Monday, January 27, 2014

Quarter-township: the natural size of a replicable solar plant in the U.S.

The natural size of a replicable solar plant in the western United States is a quarter-township, or 9 square miles.

A solar power plant worthy of replication needs to be a good fit to its circumstances. In the western United States (Texas excepted) one part of those circumstances is the Public Land Survey System (PLSS,) a rectilinear grid to which property lines conform. Surveyed from reference points named for their meridians (e.g. San Bernardino Meridian, Gila and Salt River Meridian) the Public Land Survey System is a grid of six-mile by six-mile squares called townships.

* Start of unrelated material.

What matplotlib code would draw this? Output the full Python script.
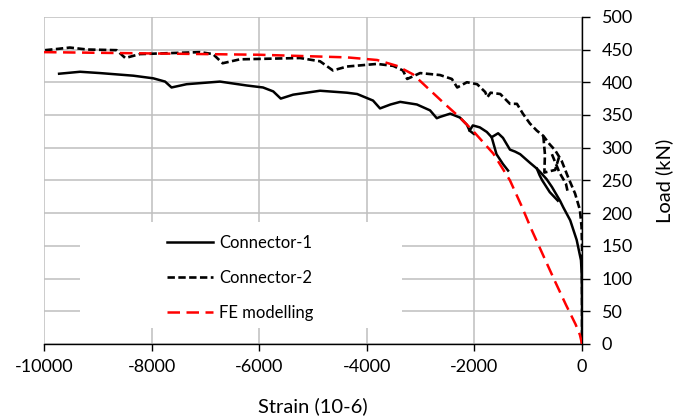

In most of the American West, property lines conform to a national grid of 6 mi x 6 mi townships.
Another pre-existing circumstance for a solar thermal plant is the technology of steam-electric generating equipment. For many decades, electric utilities have preferred to build coal plants with multiple, separately-fired, turbine-generator units that are rated in the range of 600 MW to 1200 MW (see the chart below of the latest advanced high-temperature turbines installed by Siemens.)


Siemens' advanced steam turbines are commonly manufactured in the range of 600 to 1200 MW

New coal plants might operate at 80% capacity factor—i.e., their annual output is equivalent to running full power for 80% of the time—a statistic dependent not only on equipment reliability, but also on steady demand for electricity at a price that exceeds fuel costs. Capacity factors tend to come down in competition with wind turbines and other sources that do not pay for fuel, but a utility would certainly expect a new generating plant, solar or not, to be running full power most of the time. The Gemasolar plant in Spain has demonstrated that a solar plant with thermal storage can achieve a 75% capacity factor.

Taking advantage of an excellent solar climate, California's Ivanpah Solar Electric Generating System Unit #1 achieves a capacity factor of 0.32 without any energy storage at all. It has a rated power of 126 MW from a land area of 3,800,000 square meters or 33 W/m2 of land area. The mirror-area/land ratio for this plant is only 0.21. Upgrading to telescopic heliostats would bring the mirror-area/land ratio to 0.70, boosting the rated power to 33 W/m2 * 0.70/0.21 = 110 W/m2 of land area.

Based on Google imagery, the heliostat field of Ivanpah 1 is very nearly a square, 1995 m on a side, with three corner truncations, giving a heliostat field land area of about 3,800,000 square meters. This unit has 53,527 heliostats each with a mirror area of 15 square meters, giving a total mirror area of 803,000 square meters. The mirror/land ratio is 0.21.

Raising the 0.32 capacity factor of Ivanpah to 0.75 requires some amount of thermal storage (half-a-day, roughly) and a de-rating of the plant to 110 W/m2 * 0.32/0.75 = 47 W/m2 .

A quarter-township plant occupies a square of land 3 miles (4,828 m) on a side, having a land area of 9 square miles or 23,000,000 m2. Therefore, in Ivanpah's excellent solar climate, a quarter-township solar highbeams plant would be rated about 47 W/m2 * 23,000,000 m2 = 1.1 GW at a capacity factor of 75%.

Of course, the precise rating of a quarter-township plant would depend on many details including the quality of the local solar resource, but the size constraint will be the same throughout the West: a quarter-township.

In round metric numbers, a quarter-township solar plant is 5 km x 5 km. The central optics will be about 190 m tall— not that much taller than the 160 m power tower at Crescent Dunes, Nevada, or the 169 m (all-masonry) Washington Monument.